False. Antiviral medications can relieve symptoms and shorten illness. But they work only if taken within 48 hours of the onset of symptoms, which limits how often doctors prescribe them. Most adults don’t seek treatment until day four or five, Schaffner says. Fauci suggests you should first control a flu-related fever with acetaminophen. Antibiotics don’t work against viruses—only against bacteria, which become resistant when antibiotics are overused. As for a cold, some studies show that taking zinc at the onset can shorten its duration.
7. If you were vaccinated or had the flu last year, you’re still immune.
False. “The flu virus usually changes enough each year that prior vaccine or exposure does not protect you completely,” says Fauci. It may provide some residual protection if you’re young and healthy and the bug hasn’t changed too much, he says, “but for optimal protection, you need to get the vaccine that has been updated to match the circulating strain.” Flu season can start as soon as October and run as late as May. It’s smart to get vaccinated early to give your immune response time to kick in, but getting vaccinated late in the season beats not doing it at all.
8. When you sneeze or cough, you should cover your mouth and nose with your hands.
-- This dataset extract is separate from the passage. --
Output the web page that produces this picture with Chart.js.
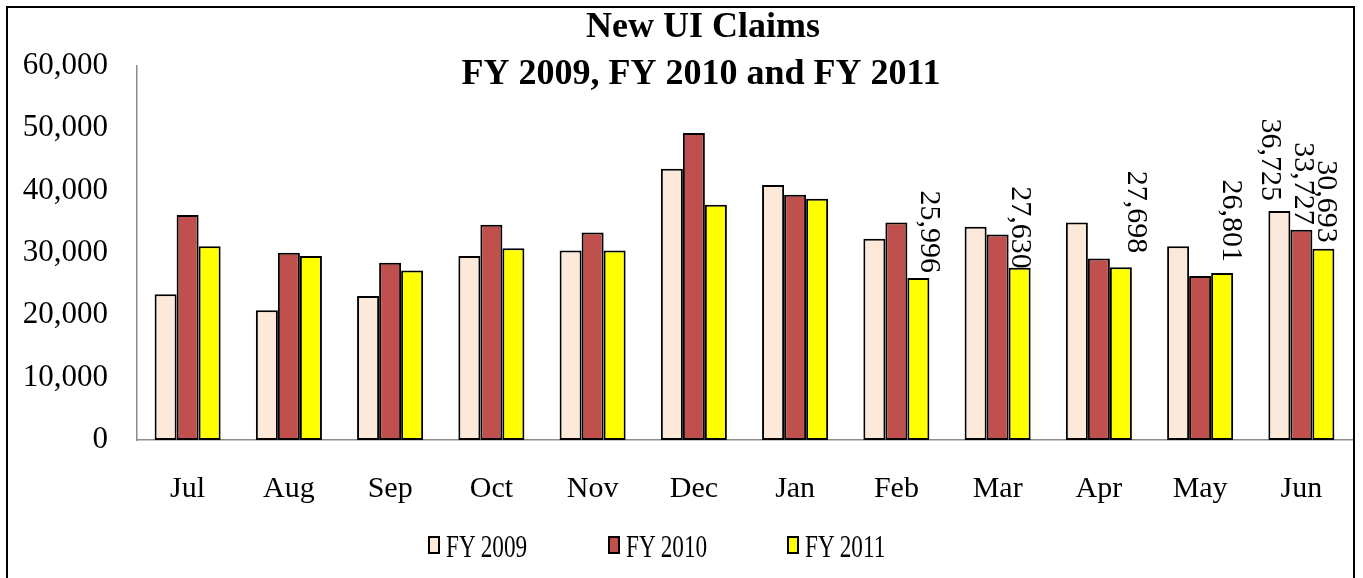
<!DOCTYPE html>
<html>
<head>
<meta charset="utf-8">
<title>New UI Claims</title>
<script src="https://cdn.jsdelivr.net/npm/chart.js@4.4.0/dist/chart.umd.min.js"></script>
<style>
  html, body { margin: 0; padding: 0; background: #fff; }
  #wrap { position: relative; width: 1363px; height: 578px; overflow: hidden; }
  #frame { position: absolute; left: 6px; top: 6px; width: 1345px; height: 620px; border: 2px solid #000; }
  #chart { position: absolute; left: 0; top: 0; }
  #legend { position: absolute; left: 428px; top: 529px; display: flex;
            font-family: "Liberation Serif", "Times New Roman", serif; font-size: 31px; line-height: 36px; }
  .item { width: 179.5px; display: flex; align-items: flex-start; }
  .swatch { width: 8px; height: 14px; border: 2px solid #000; margin-top: 7px; margin-right: 6px; }
  .txt { display: inline-block; transform: scaleX(0.75); transform-origin: left center; white-space: nowrap; }
</style>
</head>
<body>
<div id="wrap">
  <div id="frame"></div>
  <canvas id="chart" width="1363" height="578"></canvas>
  <div id="legend"></div>
</div>
<script>
// --- data ---
const months = ['Jul', 'Aug', 'Sep', 'Oct', 'Nov', 'Dec', 'Jan', 'Feb', 'Mar', 'Apr', 'May', 'Jun'];
const seriesNames = ['FY 2009', 'FY 2010', 'FY 2011'];
const fy2009 = [23400, 20800, 23100, 29500, 30400, 43500, 40900, 32300, 34200, 34900, 31100, 36725];
const fy2010 = [36100, 30050, 28450, 34550, 33300, 49250, 39350, 34900, 32950, 29100, 26300, 33727];
const fy2011 = [31100, 29500, 27200, 30750, 30400, 37750, 38700, 25996, 27630, 27698, 26801, 30693];
const yTicks = [0, 10000, 20000, 30000, 40000, 50000, 60000];
const titleLines = ['New UI Claims', 'FY 2009, FY 2010 and FY 2011'];
// which bars carry a value label: [series, month]
const labelled = [[2, 7], [2, 8], [2, 9], [2, 10], [2, 11], [0, 11], [1, 11]];

// --- styles ---
const serif = '"Liberation Serif", "Times New Roman", serif';
const colors = ['#FDE9D9', '#C0504D', '#FFFF00'];
const axisColor = '#8c8c8c';
// small nudges so the rotated labels sit like the original
const labelNudge = { '2-7': [10, 5], '2-8': [0, -1], '2-9': [15, 14], '2-10': [9, 11], '2-11': [2, 6], '0-11': [-9, 10], '1-11': [1, 5] };

const fmt = v => v.toLocaleString('en-US');

// title drawn over the plot area, like the original
const titlePlugin = {
    id: 'overTitle',
    afterDraw(chart) {
        const c = chart.ctx;
        c.save();
        c.fillStyle = '#000';
        c.font = 'bold 36px ' + serif;
        c.textAlign = 'center';
        c.textBaseline = 'alphabetic';
        c.fillText(titleLines[0], 703, 37);
        c.fillText(titleLines[1], 701, 84);
        c.restore();
    }
};

// vertical value labels above selected bars
const valueLabels = {
    id: 'valueLabels',
    afterDatasetsDraw(chart) {
        const c = chart.ctx;
        c.save();
        c.fillStyle = '#000';
        c.font = '30px ' + serif;
        c.textAlign = 'right';
        c.textBaseline = 'middle';
        labelled.forEach(([s, i]) => {
            const bar = chart.getDatasetMeta(s).data[i];
            const value = chart.data.datasets[s].data[i];
            const [dx, gap] = labelNudge[s + '-' + i] || [0, 6];
            c.save();
            c.translate(bar.x + dx, bar.y - gap);
            c.rotate(Math.PI / 2);
            c.fillText(fmt(value), 0, 0);
            c.restore();
        });
        c.restore();
    }
};

const seriesData = [fy2009, fy2010, fy2011];
const datasets = seriesNames.map((name, k) => ({
    label: name,
    data: seriesData[k],
    backgroundColor: colors[k],
    borderColor: '#000',
    borderWidth: 2,
    borderSkipped: false,
    barPercentage: 1,
    categoryPercentage: 0.652
}));

const chart = new Chart(document.getElementById('chart').getContext('2d'), {
    type: 'bar',
    data: { labels: months, datasets: datasets },
    options: {
        responsive: false,
        animation: false,
        layout: { padding: { top: 66, right: 11, bottom: 58, left: 0 } },
        plugins: {
            legend: { display: false },
            title: { display: false },
            tooltip: { enabled: false }
        },
        scales: {
            x: {
                grid: { display: false, drawTicks: false },
                border: { display: true, color: axisColor, width: 1.5 },
                ticks: { color: '#000', font: { family: serif, size: 30 }, padding: 31, maxRotation: 0, autoSkip: false },
                afterFit: s => { s.height = 80; }
            },
            y: {
                min: yTicks[0],
                max: yTicks[yTicks.length - 1],
                grid: { display: false, drawTicks: false },
                border: { display: true, color: axisColor, width: 1.5 },
                ticks: { stepSize: yTicks[1] - yTicks[0], color: '#000', font: { family: serif, size: 31 }, padding: 29, callback: v => fmt(v) },
                afterFit: s => { s.width = 137; }
            }
        }
    },
    plugins: [titlePlugin, valueLabels]
});

// --- legend built from the datasets ---
const legend = document.getElementById('legend');
chart.data.datasets.forEach(ds => {
    const item = document.createElement('div');
    item.className = 'item';
    const sw = document.createElement('span');
    sw.className = 'swatch';
    sw.style.background = ds.backgroundColor;
    const t = document.createElement('span');
    t.className = 'txt';
    t.textContent = ds.label;
    item.appendChild(sw);
    item.appendChild(t);
    legend.appendChild(item);
});
</script>
</body>
</html>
False. Using your hands to stifle a cough or sneeze only coats them with germs, which can then get deposited on every person and surface you touch. “Current etiquette says that if you don’t have a tissue, you should turn away from people, or cough or sneeze into the crook of your arm,” says Schaffner. “It shows respect, and the virus gets trapped in your gabardine, so you don’t have to worry about spreading it.” Frequent hand-washing also curtails viral transmission: “In our family, it’s the first thing we do when we come home.”
9. Chicken soup can help relieve cold symptoms.
True—although most experts insist that’s not because it’s anything special. Sipping any hot, steamy liquid can help relieve congestion, and the TLC factor of having someone make soup for you is healing. But there may be more to it than that, says Stephen Rennard, M.D., Larson Professor of Medicine in the Department of Internal Medicine at the University of Nebraska Medical Center. In one study, he found that homemade chicken soup and some canned soups inhibited movement of inflammatory cells called neutrophils. “Most cold symptoms are caused by inflammation rather than by the virus,” he says. If the soup reduces inflammation, “it could make symptoms better. Just because it’s an old wives’ tale doesn’t mean it’s wrong.”